DATASET CONTENT -
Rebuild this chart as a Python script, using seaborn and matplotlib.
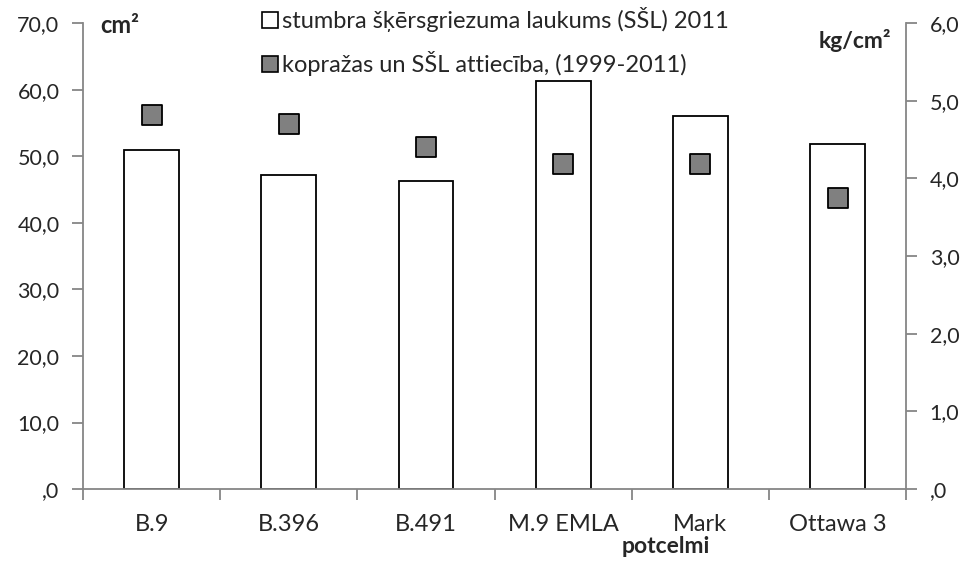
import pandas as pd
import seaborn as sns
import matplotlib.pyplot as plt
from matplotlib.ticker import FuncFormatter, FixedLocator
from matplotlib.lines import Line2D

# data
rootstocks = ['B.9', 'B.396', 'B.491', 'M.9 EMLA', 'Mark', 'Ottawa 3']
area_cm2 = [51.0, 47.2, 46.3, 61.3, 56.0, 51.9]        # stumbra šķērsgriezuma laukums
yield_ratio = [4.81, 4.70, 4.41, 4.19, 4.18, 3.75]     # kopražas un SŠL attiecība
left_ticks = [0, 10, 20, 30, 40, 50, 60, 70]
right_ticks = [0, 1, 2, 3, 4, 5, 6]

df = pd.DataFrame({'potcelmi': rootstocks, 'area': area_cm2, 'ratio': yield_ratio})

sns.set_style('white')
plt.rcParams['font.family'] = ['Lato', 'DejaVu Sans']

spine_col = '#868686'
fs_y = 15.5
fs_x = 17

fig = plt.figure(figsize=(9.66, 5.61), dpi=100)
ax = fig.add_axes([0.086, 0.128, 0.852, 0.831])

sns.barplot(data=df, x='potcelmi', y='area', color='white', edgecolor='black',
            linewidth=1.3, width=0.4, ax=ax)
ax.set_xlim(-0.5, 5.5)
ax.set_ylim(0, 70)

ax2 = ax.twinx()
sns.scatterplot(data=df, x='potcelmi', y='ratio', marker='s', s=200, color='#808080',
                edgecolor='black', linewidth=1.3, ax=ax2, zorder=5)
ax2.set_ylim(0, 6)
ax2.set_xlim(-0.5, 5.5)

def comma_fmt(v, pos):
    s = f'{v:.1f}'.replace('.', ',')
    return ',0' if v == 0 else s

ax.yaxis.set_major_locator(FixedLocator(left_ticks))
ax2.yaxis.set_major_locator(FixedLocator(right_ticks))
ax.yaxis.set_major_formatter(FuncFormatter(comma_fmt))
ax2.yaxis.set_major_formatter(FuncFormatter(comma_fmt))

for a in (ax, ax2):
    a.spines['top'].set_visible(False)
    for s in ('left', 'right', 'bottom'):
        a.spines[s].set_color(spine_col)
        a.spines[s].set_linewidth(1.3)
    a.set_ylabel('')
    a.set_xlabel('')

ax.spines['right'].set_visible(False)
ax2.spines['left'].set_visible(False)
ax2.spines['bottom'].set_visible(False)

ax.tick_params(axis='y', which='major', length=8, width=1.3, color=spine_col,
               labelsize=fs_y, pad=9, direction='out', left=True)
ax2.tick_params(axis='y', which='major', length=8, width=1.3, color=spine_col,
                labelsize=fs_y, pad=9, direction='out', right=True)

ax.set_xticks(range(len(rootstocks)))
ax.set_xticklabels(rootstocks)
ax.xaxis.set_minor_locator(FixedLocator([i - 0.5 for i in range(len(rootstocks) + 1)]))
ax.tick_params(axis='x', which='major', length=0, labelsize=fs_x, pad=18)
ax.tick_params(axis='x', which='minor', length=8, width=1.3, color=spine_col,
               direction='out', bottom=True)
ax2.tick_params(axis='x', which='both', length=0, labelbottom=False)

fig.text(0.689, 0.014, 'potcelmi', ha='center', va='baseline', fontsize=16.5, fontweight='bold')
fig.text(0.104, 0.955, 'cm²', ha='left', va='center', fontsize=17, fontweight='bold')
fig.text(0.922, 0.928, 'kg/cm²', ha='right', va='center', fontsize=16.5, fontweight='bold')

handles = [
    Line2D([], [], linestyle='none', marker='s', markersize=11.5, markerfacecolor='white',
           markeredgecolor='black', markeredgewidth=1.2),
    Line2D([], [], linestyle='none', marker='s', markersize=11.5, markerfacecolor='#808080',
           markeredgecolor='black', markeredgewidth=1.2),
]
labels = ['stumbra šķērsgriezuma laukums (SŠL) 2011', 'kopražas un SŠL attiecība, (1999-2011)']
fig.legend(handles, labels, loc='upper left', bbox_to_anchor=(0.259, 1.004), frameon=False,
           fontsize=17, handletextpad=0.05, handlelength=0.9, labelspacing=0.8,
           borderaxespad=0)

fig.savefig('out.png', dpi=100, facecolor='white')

STATED TASK - Tally how many lines of the material contain the word "seaborn". The answer must be the number and nothing else.

WORKED ANSWER - 2